Mengmeng Gu is New HLA Department Head

By Lyn Dean, writer and editor, ALCC and CNGA

Mengmeng Gu, professor and head of Horticulture and Landscape Architecture

Colorado State University (CSU) welcomes Mengmeng Gu, Ph.D., as the new Horticulture and Landscape Architecture (HLA) department head in the College of Agricultural Sciences. Professor Gu’s official start date was July 1, 2022 and she is “looking forward to working side-by-side with new colleagues at CSU, the local community, and getting to know green industry partners.”

Chimaphila umbellate

Health and wellbeing are about plants

Gu and her family—husband and four children—arrived in Colorado mid-June and visited some sites including Trail Ridge Road in Rocky Mountain National Park and Twin Silo Park in Fort Collins. This introduction to Colorado reinforced her love for plants and their diversity, and her appreciation of the value of plants in our lives, whether they occur naturally, such as the wildflowers (i.e., Chimaphila umbellata and Nuphar lutea) in the national park, or are planted in a community park, such as Twin Silo.

Digging in more deeply to the value of plants, consider that a cancer prevention lab has been an important part of Gu’s department for 20 years. Why might that be so? She says that plants serve two important functions for well-being and that’s why we grow things “One function is food for the body—fruits and vegetables—and the second is food for the soul, meaning ornamental plants in our living environment.”

So why shouldn’t plant research include the connection between horticulture and cancer? Gu says it helps gives horticulture research an elevated meaning since it can be tied back to human physical and mental health.

Texas to Colorado means change in research priorities

Before coming to Colorado, Gu was a professor at Texas A&M University where her research focused on biochar—a sustainable charcoal-like substance from agricultural waste—a topic she hopes to continue, and on management of crapemyrtle bark scale.

“There’re not a lot of crapemyrtles in Colorado,” Gu admits. “So, I transferred the majority of that research to a collaborator. I want to look at the needs in Colorado!” To do so, Gu is meeting with green industry stakeholders to learn more.

As a professor and department head, her goal is to actively find the horticulture research needs for Colorado. “Everyone has their passion within horticulture and mine is ornamental,” Gu says. “Now as department head, I need to broaden my service to the university, community and industry, to identify and involve more stakeholders to help identify needs, and to support and celebrate HLA faculty.”

Nuphar lutea Mengmeng Gu

Sustainability

“Sustainability is a broad concept. Climate change also needs to be included under its umbrella,” Gu reminds us. “It’s possible that what we see as unusual now, will become the usual. But I don’t see it as too big to do anything about. I don’t throw my hands up and quit. I do what I can.”

With regard to horticulture research, “the more we can do to protect a plant, the more we help the environment.” This includes, for example, alternative strategies for managing insects, which some of Gu’s research has focused on. She applauds programs such as Plant Select® that promote ‘right plant, right place.’ Gu would add “right management.”
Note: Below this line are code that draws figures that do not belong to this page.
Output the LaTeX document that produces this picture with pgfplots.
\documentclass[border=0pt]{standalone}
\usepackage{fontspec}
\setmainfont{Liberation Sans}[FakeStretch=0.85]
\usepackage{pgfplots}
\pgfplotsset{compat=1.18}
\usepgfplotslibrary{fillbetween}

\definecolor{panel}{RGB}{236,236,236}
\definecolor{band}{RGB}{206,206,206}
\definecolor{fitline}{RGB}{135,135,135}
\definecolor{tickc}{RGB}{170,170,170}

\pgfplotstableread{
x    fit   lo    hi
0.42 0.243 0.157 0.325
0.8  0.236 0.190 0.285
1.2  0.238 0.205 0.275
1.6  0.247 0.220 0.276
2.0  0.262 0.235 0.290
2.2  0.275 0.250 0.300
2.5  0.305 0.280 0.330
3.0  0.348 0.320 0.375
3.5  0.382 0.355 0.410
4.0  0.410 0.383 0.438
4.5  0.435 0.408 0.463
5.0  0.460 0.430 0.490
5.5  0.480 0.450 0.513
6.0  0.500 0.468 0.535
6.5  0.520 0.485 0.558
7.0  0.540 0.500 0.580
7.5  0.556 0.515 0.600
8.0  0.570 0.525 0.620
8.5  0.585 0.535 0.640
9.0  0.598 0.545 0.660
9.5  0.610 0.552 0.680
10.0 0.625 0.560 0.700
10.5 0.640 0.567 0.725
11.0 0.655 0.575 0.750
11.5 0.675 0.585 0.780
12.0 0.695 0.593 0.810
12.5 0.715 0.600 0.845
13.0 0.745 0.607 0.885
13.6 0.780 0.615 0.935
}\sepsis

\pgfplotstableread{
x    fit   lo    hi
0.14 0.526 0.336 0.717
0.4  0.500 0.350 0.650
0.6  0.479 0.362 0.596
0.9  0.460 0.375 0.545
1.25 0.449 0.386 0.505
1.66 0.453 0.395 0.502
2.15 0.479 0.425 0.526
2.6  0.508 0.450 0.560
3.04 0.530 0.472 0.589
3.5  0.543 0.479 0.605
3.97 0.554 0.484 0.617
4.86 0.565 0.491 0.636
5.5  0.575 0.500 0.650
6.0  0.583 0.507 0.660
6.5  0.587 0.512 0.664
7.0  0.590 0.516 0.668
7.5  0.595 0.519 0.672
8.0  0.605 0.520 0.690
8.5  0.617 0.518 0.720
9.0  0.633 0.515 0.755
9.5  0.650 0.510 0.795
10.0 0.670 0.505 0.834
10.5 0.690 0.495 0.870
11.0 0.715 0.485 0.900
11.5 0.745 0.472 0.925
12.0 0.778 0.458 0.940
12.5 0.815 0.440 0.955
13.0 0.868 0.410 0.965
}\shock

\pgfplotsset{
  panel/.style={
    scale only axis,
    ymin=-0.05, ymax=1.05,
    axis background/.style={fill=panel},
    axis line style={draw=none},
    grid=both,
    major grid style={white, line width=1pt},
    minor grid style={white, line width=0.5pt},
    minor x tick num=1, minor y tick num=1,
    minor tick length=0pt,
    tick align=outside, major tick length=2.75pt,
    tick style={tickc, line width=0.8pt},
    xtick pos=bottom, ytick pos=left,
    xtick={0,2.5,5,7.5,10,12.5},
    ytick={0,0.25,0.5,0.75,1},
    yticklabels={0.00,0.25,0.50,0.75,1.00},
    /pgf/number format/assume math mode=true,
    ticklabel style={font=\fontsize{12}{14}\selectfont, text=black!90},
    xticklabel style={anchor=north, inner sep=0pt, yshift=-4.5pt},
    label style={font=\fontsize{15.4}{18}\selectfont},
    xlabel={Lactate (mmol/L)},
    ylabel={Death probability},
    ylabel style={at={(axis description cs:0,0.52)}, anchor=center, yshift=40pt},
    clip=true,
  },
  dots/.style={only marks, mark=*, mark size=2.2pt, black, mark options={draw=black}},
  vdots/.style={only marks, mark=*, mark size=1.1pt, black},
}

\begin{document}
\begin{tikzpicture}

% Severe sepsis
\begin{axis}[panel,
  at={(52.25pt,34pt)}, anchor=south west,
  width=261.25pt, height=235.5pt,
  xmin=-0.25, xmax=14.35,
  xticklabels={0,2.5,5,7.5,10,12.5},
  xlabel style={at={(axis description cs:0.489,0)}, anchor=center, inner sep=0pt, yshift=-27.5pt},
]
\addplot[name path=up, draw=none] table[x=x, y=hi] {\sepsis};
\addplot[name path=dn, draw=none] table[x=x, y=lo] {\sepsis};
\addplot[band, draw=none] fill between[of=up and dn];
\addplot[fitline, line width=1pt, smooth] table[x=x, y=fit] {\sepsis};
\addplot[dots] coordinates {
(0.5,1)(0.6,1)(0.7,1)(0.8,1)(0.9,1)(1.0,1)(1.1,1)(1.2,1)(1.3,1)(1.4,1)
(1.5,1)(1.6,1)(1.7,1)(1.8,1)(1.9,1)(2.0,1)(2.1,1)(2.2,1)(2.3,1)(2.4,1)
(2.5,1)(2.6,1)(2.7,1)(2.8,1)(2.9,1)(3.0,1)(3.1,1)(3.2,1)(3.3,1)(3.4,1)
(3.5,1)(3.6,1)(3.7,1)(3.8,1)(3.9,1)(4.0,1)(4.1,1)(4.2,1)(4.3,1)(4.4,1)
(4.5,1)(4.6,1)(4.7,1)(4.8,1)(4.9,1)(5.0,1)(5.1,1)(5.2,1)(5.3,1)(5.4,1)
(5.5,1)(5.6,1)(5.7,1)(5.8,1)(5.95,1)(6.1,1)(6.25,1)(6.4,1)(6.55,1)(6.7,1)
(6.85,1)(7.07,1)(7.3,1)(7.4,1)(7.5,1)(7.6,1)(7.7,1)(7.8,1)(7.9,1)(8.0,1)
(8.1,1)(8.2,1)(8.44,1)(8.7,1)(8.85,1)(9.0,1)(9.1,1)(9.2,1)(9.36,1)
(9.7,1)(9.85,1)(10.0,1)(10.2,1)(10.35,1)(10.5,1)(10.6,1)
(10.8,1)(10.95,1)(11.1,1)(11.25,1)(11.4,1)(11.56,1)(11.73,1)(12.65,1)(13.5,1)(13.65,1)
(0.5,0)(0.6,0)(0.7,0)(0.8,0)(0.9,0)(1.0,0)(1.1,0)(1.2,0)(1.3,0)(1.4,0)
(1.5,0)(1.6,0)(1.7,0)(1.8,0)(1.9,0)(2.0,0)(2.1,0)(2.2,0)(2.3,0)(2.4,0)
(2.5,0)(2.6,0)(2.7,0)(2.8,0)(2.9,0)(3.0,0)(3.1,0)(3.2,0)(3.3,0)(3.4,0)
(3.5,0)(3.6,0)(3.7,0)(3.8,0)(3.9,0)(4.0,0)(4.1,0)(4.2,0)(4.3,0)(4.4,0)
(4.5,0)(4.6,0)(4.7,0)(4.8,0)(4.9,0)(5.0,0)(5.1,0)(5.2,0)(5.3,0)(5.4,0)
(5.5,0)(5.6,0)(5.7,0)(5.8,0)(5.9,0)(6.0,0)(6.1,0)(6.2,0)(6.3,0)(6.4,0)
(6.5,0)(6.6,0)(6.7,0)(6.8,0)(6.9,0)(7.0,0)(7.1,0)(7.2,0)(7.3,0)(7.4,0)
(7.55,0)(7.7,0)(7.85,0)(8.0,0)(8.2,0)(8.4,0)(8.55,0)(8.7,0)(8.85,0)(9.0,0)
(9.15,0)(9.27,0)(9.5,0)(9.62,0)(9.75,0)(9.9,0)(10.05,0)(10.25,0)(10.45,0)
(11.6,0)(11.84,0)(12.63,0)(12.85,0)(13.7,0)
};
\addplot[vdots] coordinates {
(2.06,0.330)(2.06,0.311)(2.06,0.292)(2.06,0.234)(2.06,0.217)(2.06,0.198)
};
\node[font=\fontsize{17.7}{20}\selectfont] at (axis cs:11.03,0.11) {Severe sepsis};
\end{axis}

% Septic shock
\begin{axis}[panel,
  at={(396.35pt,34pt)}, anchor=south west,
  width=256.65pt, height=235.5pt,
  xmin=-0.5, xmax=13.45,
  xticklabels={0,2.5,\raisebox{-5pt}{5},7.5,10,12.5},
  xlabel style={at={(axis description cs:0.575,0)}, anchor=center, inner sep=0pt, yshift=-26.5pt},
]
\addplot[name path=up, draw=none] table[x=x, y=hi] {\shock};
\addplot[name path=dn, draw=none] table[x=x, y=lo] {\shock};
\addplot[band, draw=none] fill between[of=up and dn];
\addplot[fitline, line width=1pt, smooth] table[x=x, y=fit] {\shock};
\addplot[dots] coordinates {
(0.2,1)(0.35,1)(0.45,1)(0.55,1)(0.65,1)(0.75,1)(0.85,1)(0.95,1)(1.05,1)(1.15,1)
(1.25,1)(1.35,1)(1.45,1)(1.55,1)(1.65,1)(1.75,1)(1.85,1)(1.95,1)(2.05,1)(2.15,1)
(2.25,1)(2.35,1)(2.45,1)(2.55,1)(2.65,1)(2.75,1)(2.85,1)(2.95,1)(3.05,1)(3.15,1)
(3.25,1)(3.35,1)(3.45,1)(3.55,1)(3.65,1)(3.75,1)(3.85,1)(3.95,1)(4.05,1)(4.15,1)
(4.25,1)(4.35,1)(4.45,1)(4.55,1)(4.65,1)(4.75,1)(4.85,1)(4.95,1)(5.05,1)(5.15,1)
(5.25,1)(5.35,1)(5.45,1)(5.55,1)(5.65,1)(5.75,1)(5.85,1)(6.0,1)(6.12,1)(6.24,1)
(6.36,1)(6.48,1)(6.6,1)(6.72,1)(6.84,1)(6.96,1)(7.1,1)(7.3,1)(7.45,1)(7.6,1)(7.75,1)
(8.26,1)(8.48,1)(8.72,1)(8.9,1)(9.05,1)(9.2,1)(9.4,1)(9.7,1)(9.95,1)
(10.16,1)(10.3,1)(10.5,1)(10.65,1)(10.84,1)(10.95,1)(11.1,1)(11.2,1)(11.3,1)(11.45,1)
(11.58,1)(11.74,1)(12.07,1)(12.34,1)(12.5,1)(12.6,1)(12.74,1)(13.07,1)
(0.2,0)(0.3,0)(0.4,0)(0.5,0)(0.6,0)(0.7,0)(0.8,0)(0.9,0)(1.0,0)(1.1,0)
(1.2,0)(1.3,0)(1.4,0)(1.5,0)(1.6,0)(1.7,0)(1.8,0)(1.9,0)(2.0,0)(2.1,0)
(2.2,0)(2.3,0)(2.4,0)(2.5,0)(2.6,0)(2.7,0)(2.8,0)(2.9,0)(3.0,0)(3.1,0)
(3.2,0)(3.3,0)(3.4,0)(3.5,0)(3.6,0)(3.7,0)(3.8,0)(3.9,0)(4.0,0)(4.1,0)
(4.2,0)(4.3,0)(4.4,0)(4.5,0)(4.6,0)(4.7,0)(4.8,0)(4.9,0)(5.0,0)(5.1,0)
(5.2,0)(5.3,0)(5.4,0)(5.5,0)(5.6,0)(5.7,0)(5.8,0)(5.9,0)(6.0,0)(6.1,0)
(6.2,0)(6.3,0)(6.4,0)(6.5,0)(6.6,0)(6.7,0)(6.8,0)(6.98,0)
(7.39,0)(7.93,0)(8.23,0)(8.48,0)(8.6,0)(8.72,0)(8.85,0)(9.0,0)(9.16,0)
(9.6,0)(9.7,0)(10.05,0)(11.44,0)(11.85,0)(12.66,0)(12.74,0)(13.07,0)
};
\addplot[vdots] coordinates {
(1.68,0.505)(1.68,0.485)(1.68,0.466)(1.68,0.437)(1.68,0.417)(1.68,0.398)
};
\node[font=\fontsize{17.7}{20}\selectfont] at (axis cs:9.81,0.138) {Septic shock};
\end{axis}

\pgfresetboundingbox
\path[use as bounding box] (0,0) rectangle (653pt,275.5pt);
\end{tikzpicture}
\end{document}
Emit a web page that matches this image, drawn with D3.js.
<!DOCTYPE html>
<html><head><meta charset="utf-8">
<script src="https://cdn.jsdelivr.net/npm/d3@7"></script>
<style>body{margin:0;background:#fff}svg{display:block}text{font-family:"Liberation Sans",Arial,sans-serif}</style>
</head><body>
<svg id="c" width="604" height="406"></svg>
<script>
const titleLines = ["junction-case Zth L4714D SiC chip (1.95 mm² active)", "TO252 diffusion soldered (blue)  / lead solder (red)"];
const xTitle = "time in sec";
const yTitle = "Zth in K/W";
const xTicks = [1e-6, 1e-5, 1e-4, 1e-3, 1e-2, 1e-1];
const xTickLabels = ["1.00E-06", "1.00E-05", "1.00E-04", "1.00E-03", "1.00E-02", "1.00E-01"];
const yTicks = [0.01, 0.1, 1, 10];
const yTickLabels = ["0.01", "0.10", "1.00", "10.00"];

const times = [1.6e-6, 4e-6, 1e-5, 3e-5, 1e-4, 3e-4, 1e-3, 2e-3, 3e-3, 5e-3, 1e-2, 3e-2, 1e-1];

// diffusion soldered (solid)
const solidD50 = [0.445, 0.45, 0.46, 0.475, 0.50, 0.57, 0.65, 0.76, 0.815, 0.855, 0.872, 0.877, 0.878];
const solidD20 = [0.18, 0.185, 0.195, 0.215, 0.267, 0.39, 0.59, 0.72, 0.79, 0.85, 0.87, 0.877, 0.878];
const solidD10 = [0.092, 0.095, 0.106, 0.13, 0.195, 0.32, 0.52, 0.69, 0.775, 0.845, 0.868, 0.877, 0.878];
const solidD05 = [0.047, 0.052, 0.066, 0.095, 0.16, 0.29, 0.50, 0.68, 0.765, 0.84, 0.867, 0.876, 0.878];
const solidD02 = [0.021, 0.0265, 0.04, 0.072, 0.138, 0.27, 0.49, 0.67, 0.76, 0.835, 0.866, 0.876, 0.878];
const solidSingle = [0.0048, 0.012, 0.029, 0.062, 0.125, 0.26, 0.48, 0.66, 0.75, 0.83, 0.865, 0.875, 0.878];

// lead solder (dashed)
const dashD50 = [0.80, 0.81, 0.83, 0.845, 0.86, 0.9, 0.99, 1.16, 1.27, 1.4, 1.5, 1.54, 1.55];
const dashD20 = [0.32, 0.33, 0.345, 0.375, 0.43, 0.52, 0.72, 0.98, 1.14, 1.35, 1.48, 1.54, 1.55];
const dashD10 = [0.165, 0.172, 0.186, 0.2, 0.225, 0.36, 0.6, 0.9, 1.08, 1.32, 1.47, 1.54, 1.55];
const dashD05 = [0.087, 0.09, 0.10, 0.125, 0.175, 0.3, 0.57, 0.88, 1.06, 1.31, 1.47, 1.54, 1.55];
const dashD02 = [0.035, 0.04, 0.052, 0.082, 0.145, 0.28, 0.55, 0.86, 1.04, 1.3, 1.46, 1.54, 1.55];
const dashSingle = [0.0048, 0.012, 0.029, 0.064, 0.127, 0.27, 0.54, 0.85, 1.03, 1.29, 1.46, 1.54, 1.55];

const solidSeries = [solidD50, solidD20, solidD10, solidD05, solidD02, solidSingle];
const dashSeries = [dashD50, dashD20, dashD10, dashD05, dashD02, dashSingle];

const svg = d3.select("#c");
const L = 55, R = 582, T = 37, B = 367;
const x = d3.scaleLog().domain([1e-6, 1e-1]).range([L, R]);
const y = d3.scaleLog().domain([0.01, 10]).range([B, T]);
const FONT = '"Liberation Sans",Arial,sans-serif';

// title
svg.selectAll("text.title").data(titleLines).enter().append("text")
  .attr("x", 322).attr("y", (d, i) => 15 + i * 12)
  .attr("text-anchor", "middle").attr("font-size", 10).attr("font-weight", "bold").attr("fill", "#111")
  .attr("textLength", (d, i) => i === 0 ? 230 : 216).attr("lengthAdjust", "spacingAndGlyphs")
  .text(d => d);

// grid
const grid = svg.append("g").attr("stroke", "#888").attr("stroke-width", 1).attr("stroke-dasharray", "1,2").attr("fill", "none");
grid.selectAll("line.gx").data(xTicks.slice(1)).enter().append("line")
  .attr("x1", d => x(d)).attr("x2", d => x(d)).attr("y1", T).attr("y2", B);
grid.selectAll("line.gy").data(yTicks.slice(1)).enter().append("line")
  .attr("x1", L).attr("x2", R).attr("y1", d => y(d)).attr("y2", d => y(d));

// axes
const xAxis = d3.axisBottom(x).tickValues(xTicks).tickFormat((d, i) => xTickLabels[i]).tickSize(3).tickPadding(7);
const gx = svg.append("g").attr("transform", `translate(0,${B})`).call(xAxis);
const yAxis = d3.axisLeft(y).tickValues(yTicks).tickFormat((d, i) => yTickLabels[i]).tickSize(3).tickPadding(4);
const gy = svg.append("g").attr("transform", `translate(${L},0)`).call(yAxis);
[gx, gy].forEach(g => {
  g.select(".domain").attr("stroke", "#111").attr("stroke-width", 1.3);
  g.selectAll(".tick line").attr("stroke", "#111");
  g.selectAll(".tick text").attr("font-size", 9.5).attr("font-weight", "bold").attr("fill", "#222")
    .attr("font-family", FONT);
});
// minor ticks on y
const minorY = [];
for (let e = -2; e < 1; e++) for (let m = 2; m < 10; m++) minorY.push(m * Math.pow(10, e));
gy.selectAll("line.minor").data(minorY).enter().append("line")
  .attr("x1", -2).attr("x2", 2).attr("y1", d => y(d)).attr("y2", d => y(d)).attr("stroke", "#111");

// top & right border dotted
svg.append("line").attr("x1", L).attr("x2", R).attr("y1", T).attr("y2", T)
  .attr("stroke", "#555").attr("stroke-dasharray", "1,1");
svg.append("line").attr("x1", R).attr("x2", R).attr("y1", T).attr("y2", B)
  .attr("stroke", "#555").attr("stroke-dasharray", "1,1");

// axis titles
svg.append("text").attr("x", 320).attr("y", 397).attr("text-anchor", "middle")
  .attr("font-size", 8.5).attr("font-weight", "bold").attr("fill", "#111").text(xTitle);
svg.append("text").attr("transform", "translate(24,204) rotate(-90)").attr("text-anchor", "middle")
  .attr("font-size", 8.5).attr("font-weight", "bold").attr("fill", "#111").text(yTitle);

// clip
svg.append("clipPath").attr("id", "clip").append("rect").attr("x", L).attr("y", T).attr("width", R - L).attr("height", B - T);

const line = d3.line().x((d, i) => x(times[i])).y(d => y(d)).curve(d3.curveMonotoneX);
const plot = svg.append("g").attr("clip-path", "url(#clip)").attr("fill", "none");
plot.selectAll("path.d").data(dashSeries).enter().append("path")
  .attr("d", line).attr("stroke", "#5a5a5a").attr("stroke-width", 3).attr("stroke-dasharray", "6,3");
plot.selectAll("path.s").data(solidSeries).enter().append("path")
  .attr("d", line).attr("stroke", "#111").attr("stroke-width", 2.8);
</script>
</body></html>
In our lives and in research, “we have to be mindful about what we do so we are contributing to the solution and not the problem, or at least minimizing the negative impact,” she cautions.

Turn the lemons into lemonade

Gu believes all challenges are really opportunities. It’s how we deal with them that determine the outcome. In the third year of her Ph.D. research, the birch trees she was studying became heavily infested with Japanese beetles, an insect causing damage on many plants in the rose family. She embraced the challenge as an opportunity to evaluate Japanese beetle feeding preference on multiple taxa of birch.

In her new leadership position as department head, Gu intends to apply the same pragmatic approach. “I expect challenges to arise and my goal is to turn them into opportunities and learn from them.”

“I am looking forward to identifying stakeholder needs and finding viable research topics.”